Yes - I had similar problems a couple of months ago. Some of the braid covering the low tension wire had worn away, causing it to short. It only happened intermittently but caused the car to stop on a couple of occasions.I would check is that the little braid earth wire in the dizzy hasn't broken- has the same effect!
Eric - 1971 Traveller
Put some 3 in 1 in the carb! You mention 'diaphragm' is ok - what do you mean ?? The vacuum advance unit ?? It sounds like it is running horribly weak - what colour are the plugs ?

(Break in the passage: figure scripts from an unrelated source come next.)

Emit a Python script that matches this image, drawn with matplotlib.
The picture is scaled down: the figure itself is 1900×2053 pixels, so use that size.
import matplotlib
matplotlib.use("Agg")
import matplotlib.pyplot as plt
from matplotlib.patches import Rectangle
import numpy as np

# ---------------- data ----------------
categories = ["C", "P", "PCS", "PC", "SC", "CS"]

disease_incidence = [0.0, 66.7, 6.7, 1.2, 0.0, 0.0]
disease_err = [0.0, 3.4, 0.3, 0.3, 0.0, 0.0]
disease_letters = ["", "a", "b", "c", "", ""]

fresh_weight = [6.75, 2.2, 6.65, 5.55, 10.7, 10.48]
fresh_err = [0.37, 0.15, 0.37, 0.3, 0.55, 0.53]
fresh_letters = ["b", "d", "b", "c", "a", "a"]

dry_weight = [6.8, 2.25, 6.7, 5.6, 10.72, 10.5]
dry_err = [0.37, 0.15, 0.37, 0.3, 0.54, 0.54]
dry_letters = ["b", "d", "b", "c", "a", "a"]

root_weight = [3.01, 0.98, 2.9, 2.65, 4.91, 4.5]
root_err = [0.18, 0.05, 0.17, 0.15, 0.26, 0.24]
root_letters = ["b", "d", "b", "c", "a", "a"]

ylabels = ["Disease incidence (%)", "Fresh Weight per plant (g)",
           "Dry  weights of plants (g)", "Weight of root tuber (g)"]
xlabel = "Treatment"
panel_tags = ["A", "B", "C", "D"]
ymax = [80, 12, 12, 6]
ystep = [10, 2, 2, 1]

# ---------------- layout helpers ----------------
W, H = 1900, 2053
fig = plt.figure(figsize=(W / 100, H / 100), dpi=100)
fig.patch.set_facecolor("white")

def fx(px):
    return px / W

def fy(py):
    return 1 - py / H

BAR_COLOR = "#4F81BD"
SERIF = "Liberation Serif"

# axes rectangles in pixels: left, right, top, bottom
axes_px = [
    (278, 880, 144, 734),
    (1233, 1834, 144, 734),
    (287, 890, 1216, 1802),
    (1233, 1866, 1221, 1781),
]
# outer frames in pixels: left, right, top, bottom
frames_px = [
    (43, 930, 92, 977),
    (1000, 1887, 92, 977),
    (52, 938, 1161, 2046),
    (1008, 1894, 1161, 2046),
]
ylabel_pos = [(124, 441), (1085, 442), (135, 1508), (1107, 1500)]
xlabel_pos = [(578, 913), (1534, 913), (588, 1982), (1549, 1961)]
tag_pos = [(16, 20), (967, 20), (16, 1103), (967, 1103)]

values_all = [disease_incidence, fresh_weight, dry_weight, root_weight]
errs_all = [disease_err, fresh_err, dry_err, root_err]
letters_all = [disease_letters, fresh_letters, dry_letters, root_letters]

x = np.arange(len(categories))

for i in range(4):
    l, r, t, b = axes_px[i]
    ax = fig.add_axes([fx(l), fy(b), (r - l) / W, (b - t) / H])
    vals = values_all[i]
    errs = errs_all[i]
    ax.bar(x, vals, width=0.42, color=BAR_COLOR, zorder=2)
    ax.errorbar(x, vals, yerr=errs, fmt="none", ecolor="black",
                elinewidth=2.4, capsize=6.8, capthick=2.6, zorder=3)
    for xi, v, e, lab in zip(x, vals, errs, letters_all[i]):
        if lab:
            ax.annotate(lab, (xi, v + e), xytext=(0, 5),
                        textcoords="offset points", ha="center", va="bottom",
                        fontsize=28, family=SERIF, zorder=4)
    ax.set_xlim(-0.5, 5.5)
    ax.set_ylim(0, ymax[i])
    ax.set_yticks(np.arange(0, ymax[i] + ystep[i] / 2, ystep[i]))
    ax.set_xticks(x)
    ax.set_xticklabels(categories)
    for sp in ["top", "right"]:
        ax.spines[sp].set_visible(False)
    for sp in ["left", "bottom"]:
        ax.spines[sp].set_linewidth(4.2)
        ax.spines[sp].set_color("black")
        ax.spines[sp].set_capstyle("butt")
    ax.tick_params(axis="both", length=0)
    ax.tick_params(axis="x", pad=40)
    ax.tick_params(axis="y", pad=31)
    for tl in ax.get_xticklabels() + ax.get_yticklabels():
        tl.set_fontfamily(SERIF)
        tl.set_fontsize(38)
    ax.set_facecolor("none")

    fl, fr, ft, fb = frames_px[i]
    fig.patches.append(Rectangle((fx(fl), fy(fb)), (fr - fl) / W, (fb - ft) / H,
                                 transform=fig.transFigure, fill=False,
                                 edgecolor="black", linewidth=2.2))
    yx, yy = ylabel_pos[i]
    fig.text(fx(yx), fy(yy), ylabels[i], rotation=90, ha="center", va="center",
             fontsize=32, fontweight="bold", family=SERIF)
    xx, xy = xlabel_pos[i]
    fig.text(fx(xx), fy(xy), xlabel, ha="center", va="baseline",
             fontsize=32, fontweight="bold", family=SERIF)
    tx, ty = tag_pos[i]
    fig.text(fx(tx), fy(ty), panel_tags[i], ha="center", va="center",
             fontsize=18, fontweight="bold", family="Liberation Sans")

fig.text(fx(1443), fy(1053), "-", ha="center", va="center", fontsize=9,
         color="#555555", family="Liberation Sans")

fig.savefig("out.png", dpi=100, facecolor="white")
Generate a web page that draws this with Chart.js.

The 10.5 is significantly lower compression - something going on there - but not the present problem. Why did you change the coil ? It's almost 'never' the coil! You certainly don't need to 'get the timing checked' - just advance it till it pinks - then retard slightly. Simples !
The 10.5 is significantly lower compression - something going on there - but not the present problem. Why did you change the coil ? It's almost 'never' the coil! You certainly don't need to 'get the timing checked' - just advance it till it pinks - then retard slightly. Simples !



only had car 3 days, it does get worse when engine warms up, i've not changed the coil, but it does look brand new, have done the 3 in 1 oil no change, in fact a little worse, plugs dry but creamy brown on electrode, sooty black on little bit of the threads about 2 threads deep, no smoke at all through exhaust, blowing through fine just clear
it has also got a new fuel pump on, the diaphragm i refer to is i've been told, the advance and retard on the side of the dizzy connected via a pipe to the carb, if the head has been converted to run on unleaded in the last year or so ( cannot be specific cos no real info as to when it was done) surely the timing wouldn't need looking at would it, i personnally don't know which is why i pose the question..
If you can get hold of a digital multimeter, check the resistance of the primary side of the coil (Ignition off, disconnect the two thin wires, measure the resistance between the two screw or spade terminals). Let us know the answer. You can do this with the engine hot or cold.SPUZZZ wrote:only had car 3 days, it does get worse when engine warms up, i've not changed the coil, but it does look brand new
Kevin
Right, my apologise, all my previous info was based on a friend who said he had checked these items but obviously he hasn't, rotor arm, points and cap look like they could do with replacing, on tickover there has now developed a clicking noise ever 30 sec's or so behind the drivers glovebox, also on tickover the ignition light is on, and all other issues are still there someone else has also recommended cleaning out the float chamber on the side of the carb, do you recommend this... thanks again for help.. sorry for some mis-informartion..
Well start off by changing plugs, points, rotor arm and leads but do the changes one at a time and check if the problems are still there after each change. The clicking noise may only be the fuel pump - tha's normal.... If the ign light is shining brightly just increase tickover slightly - It should be a dim glow at normal tickover speed.